Kolbert joins PFAW from the Annenberg Public Policy Center at the University of Pennsylvania, where she developed a program focused on law and American culture. Prior to that, she worked for the American Civil Liberties Union and helped found the Center for Reproductive Law and Policy, now the Center for Reproductive Rights. Along the way, she racked up a healthy number of superlatives from publications like The National Law Journal.
It’s her advocacy in front of the Supreme Court, in particular in 1992’s Planned Parenthood v. Casey, that made her name. Arguing that Roe v. Wade itself was on the line, she went 21 minutes into the 30-minute oral argument before even touching on the specifics of the Pennsylvania law at issue, according to a 1992 report by Legal Times Supreme Court reporter Tony Mauro. According to historian David Garrow, who covered the case in his book Liberty and Sexuality, Kolbert “vastly outperformed” the solicitor general at the time Kenneth Starr.
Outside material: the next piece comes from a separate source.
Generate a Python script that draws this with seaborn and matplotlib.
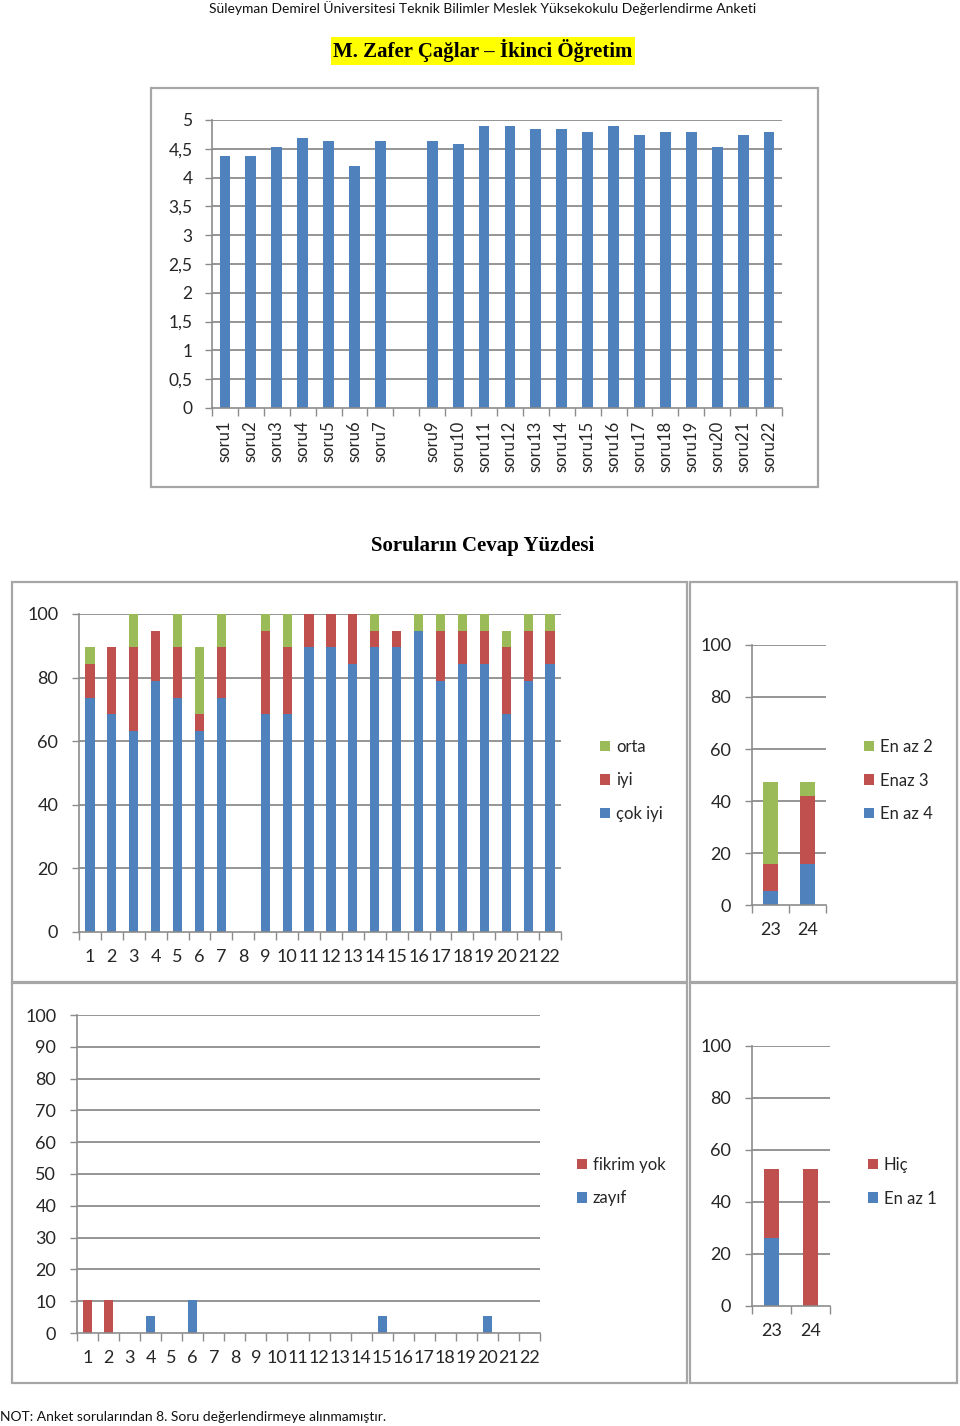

In recent years, PFAW has expanded into a wide range of issues from immigration to education reform. (When Ralph Neas, PFAW’s president for eight years, left last summer, Legal Times covered the group’s expansion in this article.) Could Kolbert’s selection signify that the organization intends to return to advocacy centered on the Supreme Court
“Certainly that is my strength,” Kolbert says. “But again, I think the organization as a whole needs to meet me and get used to me, and together we’ll figure out where our priorities will be in the coming years.”
First priority: Moving to Washington. She’s looking for a house, and plans to start her new job on March 17.
Then comes the fundraising. PFAW’s revenue has lagged in the last few years, and Kolbert says she’s got her eye on building up the organization’s finances before 2009. “No matter who is elected president in November, the progressive community needs to be strong and pushing the president,” she says.
Prevented from directly aiding any campaign by its legal status as a charitable organization, PFAW nonetheless hopes to boost its visibility in this election season. “People need to understand just how bad the current Court really is,” says Kolbert, bemoaning the “loss of Justice O’Connor and her sensibilities and distaste for paternalism that I think this current Court is all about.”